Vernier liebt sein Heimatland wie nur wenige – und zwar auf eine Weise, die mit seinem Gewissen übereinstimmt. Es wäre für ihn eine Art Verrat, wenn er Waffen benutzte, um etwas so Kostbares zu verteidigen. Das kann natürlich ein Militärgericht nicht verstehen. Ein Gerichtspräsident, vor dessen Gericht er stand, weil er sich geweigert hatte, eine Militäruniform anzuziehen, argumentierte so: „Sie sprechen von der menschlichen Bruderschaft, aber könnten sie diese nicht besser predigen, wenn Sie nicht im Gefängnis wären?“
Vernier antwortete: „Predigen ist nicht das Einzige. Wenn Sie zugeben, dass es geistige Werte gibt, dann müssen Sie anerkennen, dass man Gott und der Menschheit auch mit rein geistigen Mitteln dienen kann. Dazu gehört auch das Gebet.“
„Aber auch Gebet ist nicht das Einzige“, antwortete der Präsident. „Es gibt auch Worte. Sie als Pastor haben eine Kanzel zur Verfügung, um die Gute Nachricht zu verbreiten.“
„Aber“, sage Vernier höflich, aber bestimmt, „wenn ich mit etwas beginne, das ich als Verrat ansehe, dann haben meine Worte keinen Wert mehr. Ich kann nur sprechen, wenn ich mein Verhalten und meinen Glauben in Übereinstimmung miteinander gebracht habe.“
Der Präsident erwiderte, dass wir Menschen nun einmal „nicht im Absoluten leben“.
„Wenn Christen dem zustimmen“, sagte Vernier, „dann verweigern sie die Grundlagen des Dienstes an Jesus Christus.“

Das war fünf oder sechs Wochen vor dem Beginn des Zweiten Weltkrieges. Als Europa zum zweiten Mal in Angst und Hass aufflammte, verließ Vernier, obwohl er nun Pastor einer Missionskirche bei den Grubenarbeitern in Belgien in der Nähe von Mons war, seine Freu und sein Kind und meldete sich sofort bei der Militärbehörde in Frankreich, um sich als christlicher Kriegsdienstverweigerer eintragen zu lassen.

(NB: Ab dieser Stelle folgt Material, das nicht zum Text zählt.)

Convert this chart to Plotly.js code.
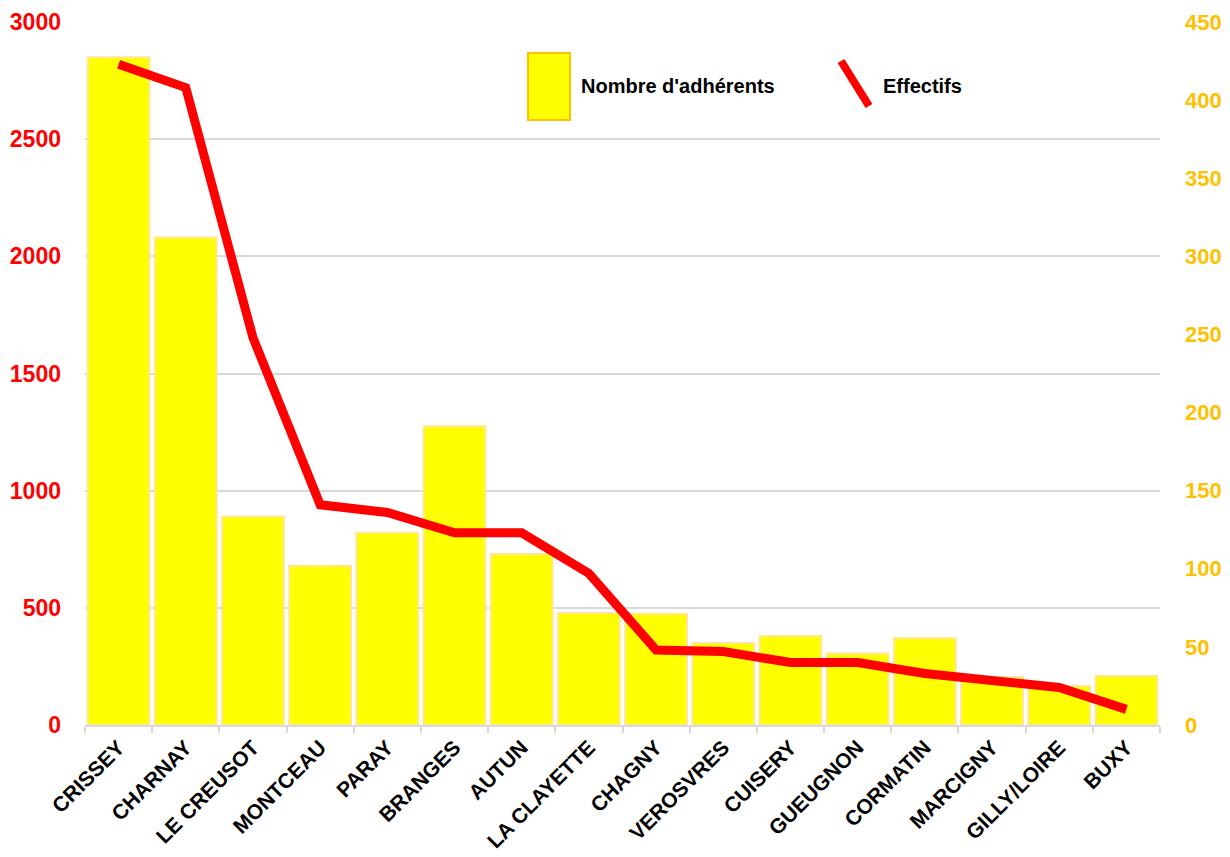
<!DOCTYPE html>
<html>
<head>
<meta charset="utf-8">
<script src="https://cdn.plot.ly/plotly-3.0.1.min.js"></script>
<style>html,body{margin:0;padding:0;background:#fff;}#chart{width:1230px;height:857px;}</style>
</head>
<body>
<div id="chart"></div>
<script>
const categories = ["CRISSEY","CHARNAY","LE CREUSOT","MONTCEAU","PARAY","BRANGES","AUTUN","LA CLAYETTE","CHAGNY","VEROSVRES","CUISERY","GUEUGNON","CORMATIN","MARCIGNY","GILLY/LOIRE","BUXY"];
const adherents = [2850, 2080, 890, 680, 820, 1275, 730, 478, 475, 350, 380, 305, 371, 205, 166, 209];
const effectifs = [423, 408, 248, 141, 136, 123, 123, 97, 48, 47, 40, 40, 33, 28, 24, 10];
const seriesNames = ["Nombre d'adhérents", "Effectifs"];
const leftTicks = [0, 500, 1000, 1500, 2000, 2500, 3000];
const rightTicks = [0, 50, 100, 150, 200, 250, 300, 350, 400, 450];

const FONT = '"Liberation Sans Narrow", "Arial Narrow", "Liberation Sans", Arial, sans-serif';
const M = {l: 85, r: 70, t: 22, b: 132};
const W = 1230, H = 857;
const pw = W - M.l - M.r, ph = H - M.t - M.b;
const px = x => (x - M.l) / pw;
const py = y => (H - M.b - y) / ph;

const traces = [
  {
    type: 'bar', name: seriesNames[0], x: categories, y: adherents,
    marker: {color: '#FFFF00', line: {color: '#FFE699', width: 2}},
    yaxis: 'y', hoverinfo: 'x+y'
  },
  {
    type: 'scatter', mode: 'lines', name: seriesNames[1], x: categories, y: effectifs,
    line: {color: '#FF0000', width: 9, shape: 'linear'},
    yaxis: 'y2'
  }
];

const layout = {
  width: W, height: H,
  margin: M,
  paper_bgcolor: '#fff', plot_bgcolor: '#fff',
  showlegend: false,
  bargap: 0.08,
  font: {family: FONT},
  xaxis: {
    type: 'category',
    tickangle: -45,
    tickfont: {family: FONT, size: 21, color: '#000', weight: 'bold'},
    showline: true, linecolor: '#D9D9D9', linewidth: 2,
    ticks: 'outside', tickson: 'boundaries', ticklen: 6, tickcolor: '#D9D9D9', tickwidth: 2,
    showgrid: false, zeroline: false
  },
  yaxis: {
    range: [0, 3000], tickvals: leftTicks,
    tickfont: {family: FONT, size: 23, color: '#FF0000', weight: 'bold'},
    showgrid: true, gridcolor: '#D9D9D9', gridwidth: 2,
    zeroline: false, showline: false, ticks: '', ticklabelstandoff: 23
  },
  yaxis2: {
    range: [0, 450], tickvals: rightTicks, overlaying: 'y', side: 'right',
    tickfont: {family: FONT, size: 22, color: '#FFC000', weight: 'bold'},
    showgrid: false, zeroline: false, showline: false, ticks: '', ticklabelstandoff: 24
  },
  shapes: [
    {type: 'rect', xref: 'paper', yref: 'paper', x0: px(528), x1: px(570), y0: py(120), y1: py(53),
     fillcolor: '#FFFF00', line: {color: '#FFC000', width: 2}},
    {type: 'line', xref: 'paper', yref: 'paper', x0: px(841), y0: py(61), x1: px(869), y1: py(106),
     line: {color: '#FF0000', width: 8}}
  ],
  annotations: [
    {xref: 'paper', yref: 'paper', x: px(579), y: py(86), xanchor: 'left', yanchor: 'middle', showarrow: false,
     text: seriesNames[0], font: {family: FONT, size: 20, color: '#000', weight: 'bold'}},
    {xref: 'paper', yref: 'paper', x: px(881), y: py(86), xanchor: 'left', yanchor: 'middle', showarrow: false,
     text: seriesNames[1], font: {family: FONT, size: 20, color: '#000', weight: 'bold'}}
  ]
};

Plotly.newPlot('chart', traces, layout, {displayModeBar: false, staticPlot: true});
</script>
</body>
</html>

Nachdem er vier Monaten im Gefängnis gewesen war, wurde er zu weiteren vier Jahren verurteilt. Aber zuvor legte er vor dem Militärgericht folgendes Zeugnis ab:
„Ich will mit meiner Haltung durchaus weder ein Urteil über irgendeinen von Ihnen noch über die, die kämpfen, ausdrücken. Nicht durch eine Theorie wird einer zum Christen, sondern durch die Integrität des Herzens, und ich weiß, dass viele Offiziere und Soldaten bessere Menschen sind als ich. Ich bin nur ein armer Sünder, voller Fehler und in vielerlei Hinsicht schlechter als sie. Aber ich glaube, dass es an diesem Tag und an diesem Ort meine Pflicht ist, klar und deutlich meine Überzeugung darzustellen. Sie sehen das vielleicht als eine rein intellektuelle Angelegenheit an, dass die Bibel den Krieg nicht heilig sprechen kann und dass es mir unmöglich ist, einen Menschen zu töten … Zu einigen Zeiten gab es in der Geschichte eine Art christlicher Offensive. Da wurden gewisse fest etablierte Theorien bekämpft. Es war z. B. einmal möglich, Christ zu sein und trotzdem Sklaven zu besitzen. Aber eines schönen Tages kämpfte eine christliche Offensive gegen diese Idee und triumphierte über sie. Ich bin davon überzeugt, dass, wenn Christen und die Menschen im Allgemeinen ihre Ansichten über den Krieg nicht ändern, sie zugrunde gehen werden. Ich gründe mich auf christliche Prinzipien….Trotz der Dunkelheit, in der wir uns befinden, trage ich eine sehr große Hoffnung in mir: Ich hoffe auf die Macht Gottes.“

Etwa drei Monate später sprengte eine explodierende Bombe die Tür des Gefängnisses. Vernier machte sich auf den Nachhauseweg. Sein Bruder war bei ihm. Ihre Reise verlief nicht besonders ruhig. Beide wurden zweimal zum Tode verurteilt: das erste Mal von der Landespolizei, die sie in eine Art Turm sperrte. Die Polizisten beschuldigten sie, zur 5. Kolonne zu gehören und schuld an der Niederlage zu sein. Aber da ihr Hauptmann nicht da war, durften sie sie nicht erschießen. Dann kamen die Deutschen und die Polizisten rannten weg. Die Männer im Turm vergaßen sie. Die beiden Brüder hatten vergeblich versucht, die Tür mit deinem Eimergriff aufzubrechen. Aus Verzweiflung waren sie dann eingeschlafen. Am nächsten Morgen kam ein Polizist und öffnete ihnen die Tür. Als er ihre Geschichte und ihre Gründe für die Kriegsdienstverweigerung gehört hatte, sagte er, sie hätten Recht. Dann umarmte er sie und ließ sie gehen.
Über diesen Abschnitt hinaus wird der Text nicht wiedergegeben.